Article <20240520113045.000050c5@yahoo.com>

Deutsch English Français Italiano
<20240520113045.000050c5@yahoo.com>

View for Bookmarking (what is this?)
Look up another Usenet article
Path: ...!eternal-september.org!feeder3.eternal-september.org!news.eternal-september.org!.POSTED!not-for-mail
From: Michael S <already5chosen@yahoo.com>
Newsgroups: comp.arch
Subject: Re: Making Lemonade (Floating-point format changes)
Date: Mon, 20 May 2024 11:30:45 +0300
Organization: A noiseless patient Spider
Lines: 74
Message-ID: <20240520113045.000050c5@yahoo.com>
References: <abe04jhkngt2uun1e7ict8vmf1fq8p7rnm@4ax.com>
	<memo.20240512203459.16164W@jgd.cix.co.uk>
	<v1rab7$2vt3u$1@dont-email.me>
	<20240513151647.0000403f@yahoo.com>
	<v1to2h$3km86$1@dont-email.me>
	<20240514221659.00001094@yahoo.com>
	<v234nr$12p27$1@dont-email.me>
	<20240516001628.00001031@yahoo.com>
	<v2cn4l$3bpov$1@dont-email.me>
	<v2d9sv$3fda0$1@dont-email.me>
	<20240519203403.00003e9b@yahoo.com>
	<v2etr0$3s9r0$1@dont-email.me>
MIME-Version: 1.0
Content-Type: text/plain; charset=US-ASCII
Content-Transfer-Encoding: 7bit
Injection-Date: Mon, 20 May 2024 10:30:36 +0200 (CEST)
Injection-Info: dont-email.me; posting-host="7bfcfeaa9dd4fa5ca6e8a5579daf5a00";
	logging-data="4081932"; mail-complaints-to="abuse@eternal-september.org";	posting-account="U2FsdGVkX18mX+oiMMtk6t+ZhVDnLktTBcsKOEZLgoY="
Cancel-Lock: sha1:J7Ikpee0ab2WgsffHQLZuXMCwQk=
X-Newsreader: Claws Mail 3.19.1 (GTK+ 2.24.33; x86_64-w64-mingw32)
Bytes: 4758

On Mon, 20 May 2024 09:24:16 +0200
Terje Mathisen <terje.mathisen@tmsw.no> wrote:

> Michael S wrote:
> > On Sun, 19 May 2024 18:37:51 +0200
> > Terje Mathisen <terje.mathisen@tmsw.no> wrote:
> >   
> >> Thomas Koenig wrote:  
> >>> So, I did some more measurements on the POWER9 machine, and it
> >>> came to around 18 cycles per FMA.  Compared to the 13 cycles for
> >>> the FMA instruction, this actually sounds reasonable.
> >>>
> >>> The big problem appears to be that, in this particular
> >>> implementation, multiplication is not pipelined, but done by
> >>> piecewise by addition.  This can be explained by the fact that
> >>> this is mostly a decimal unit, with the 128-bit QP just added as
> >>> an afterthought, and decimal multiplication does not happen all
> >>> that often.
> >>>
> >>> A fully pipelined FMA unit capable of 128-bit arithmetic would be
> >>> an entirely different beast, I would expect a throughput of 1 per
> >>> cycle and a latency of (maybe) one cycle more than 64-bit FMA.
> >>>      
> >> The FMA normalizer has to handle a maximally bad cancellation, so
> >> it needs to be around 350 bits wide.

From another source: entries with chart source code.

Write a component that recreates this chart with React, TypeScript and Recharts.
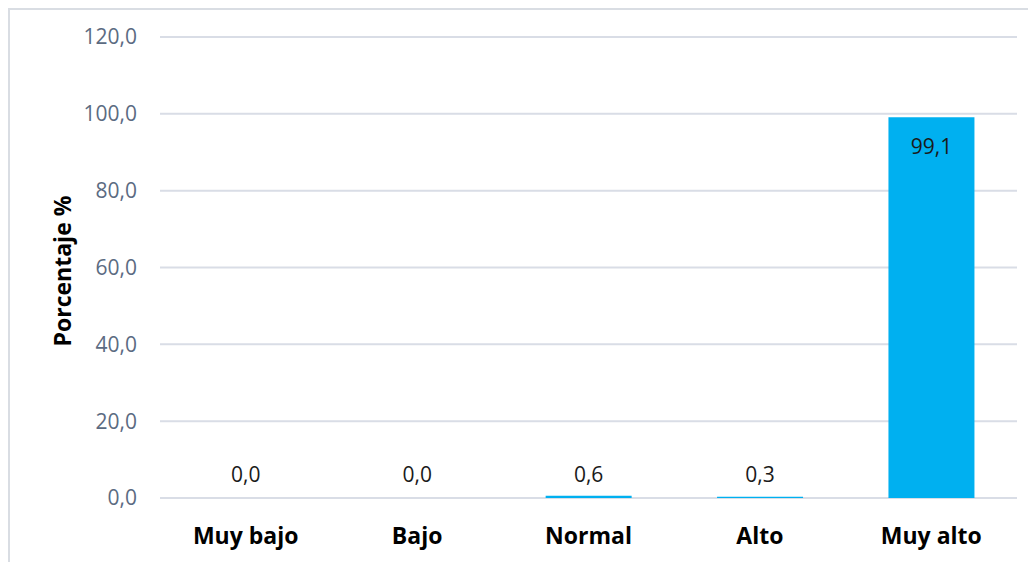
import React from 'react';
import { BarChart, Bar, XAxis, YAxis, CartesianGrid, LabelList } from 'recharts';

const categories = ['Muy bajo', 'Bajo', 'Normal', 'Alto', 'Muy alto'];
const percentages = [0.0, 0.0, 0.6, 0.3, 99.1];
const yTicks = [0, 20, 40, 60, 80, 100, 120];

const data = categories.map((c, i) => ({ name: c, value: percentages[i] }));

const FONT = '"Open Sans", "Noto Sans", sans-serif';
const fmt = (v: number) => v.toFixed(1).replace('.', ',');

const DataLabel = (props: any) => {
  const { x, y, width, height, value } = props;
  const cx = x + width / 2;
  const inside = value > 50;
  const ty = inside ? y + 29 : y + height - 24;
  return (
    <text x={cx} y={ty} textAnchor="middle" dominantBaseline="central" fill="#1a1a1a" fontSize={21} fontFamily={FONT}>
      {fmt(value)}
    </text>
  );
};

const YTitle = (props: any) => {
  const cy = 261;
  const cx = 52;
  return (
    <text x={cx} y={cy} transform={`rotate(-90 ${cx} ${cy})`} textAnchor="middle" dominantBaseline="central" fontWeight="bold" fontSize={23} fill="#000" fontFamily={FONT}>
      Porcentaje %
    </text>
  );
};

export default function App() {
  return (
    <div style={{ width: 1026, height: 552, borderLeft: '2px solid #d9dde3', borderTop: '2px solid #d9dde3', background: '#fff' }}>
      <BarChart width={1026} height={552} data={data} margin={{ top: 27, right: 19, left: 40, bottom: 0 }} barCategoryGap="25%">
        <CartesianGrid vertical={false} stroke="#d9dde6" strokeWidth={2} />
        <XAxis dataKey="name" axisLine={false} tickLine={false} tickSize={0} tickMargin={30} height={64}
          tick={{ fill: '#000', fontSize: 23, fontWeight: 'bold', fontFamily: FONT }} interval={0} />
        <XAxis dataKey="name" xAxisId="lbl" hide />
        <YAxis domain={[0, 120]} ticks={yTicks} width={110} axisLine={false} tickLine={false} tickSize={0} tickMargin={23}
          tickFormatter={fmt} tick={{ fill: '#5b6b82', fontSize: 21, fontFamily: FONT }} label={<YTitle />} />
        <Bar dataKey="value" fill="#00b0f0" isAnimationActive={false} />
        <Bar dataKey="value" xAxisId="lbl" fill="transparent" minPointSize={1} isAnimationActive={false}>
          <LabelList dataKey="value" content={<DataLabel />} />
        </Bar>
      </BarChart>
    </div>
  );
}
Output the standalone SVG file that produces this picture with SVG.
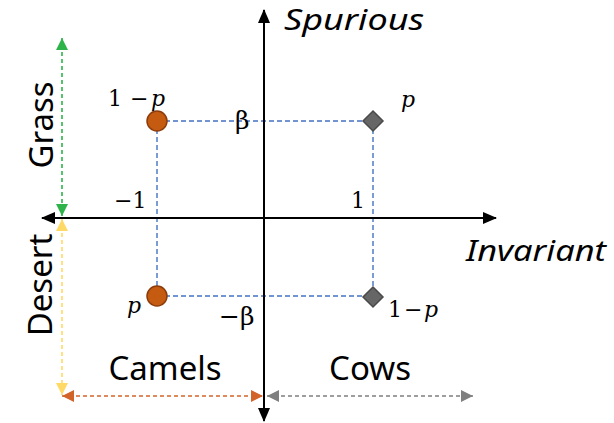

Mitch knows of course but I'm
> >> guessing that this could at least be close to needing an extra
> >> cycle on its own and/or heroic hardware?
> >>
> >> Terje
> >>  
> > 
> > Why so wide?
> > Assuming that subnormal multiplier inputs are normalized before  
> 
> They are not, this is part of what you do to make subnormal numbers 
> exactly the same speed as normal inputs.
> 
> Terje
> 

1. I am not sure that "the same speed" is a worthy goal even for
binary64 (for binary32 it is).
2. It's certainly does not sound like a worthy goal for binary128,
where probability of encountering sub-normal inputs in real user code,
rather than in test vector, is lower than DP by another order of
magnitude,
3. Even if, for reason unclear to me, it is considered the goal, it can
be achieved by introduction of one more pipeline stage everywhere.
Since we are discussing high-latency design akin to POWER9, the
relative cost of another stage would be lower. BTW, according to POWER9
manual, even for SP/DP FMA the latency is not constant. It varies from
5 to 7.

So, IMHO, what you do to handle sub-normal inputs should depend on what
ends up smaller or faster, not on some abstract principles. For less
important unit, like binary128, 'smaller' would likely take
relative precedence over 'faster'. It's possible that you'll end up
with not doing pre-normalization, but the reason for it would be
different from 'same speed'.

Besides, pre-normalization vs wider post-normalization are not the only
available choices. When multiplier is naturally segmented into 57-bit
section, there exists, for example, an option of pre-normalization by
full section. It looks very simple on the front and saves quite a lot
of shifter's width on the back.

But the best option is probably described in above post by Mitch. If I
understood his post correctly, he suggests to have two alignment stages:
one after multiplication and another one after add/sub. The shift count
for a first stage is calculated from inputs in parallel with
multiplication. The first alignment stage does not try to achieve a
perfect normalizations, but it does enough for cutting the width of
following adder from 3N to 2N+eps.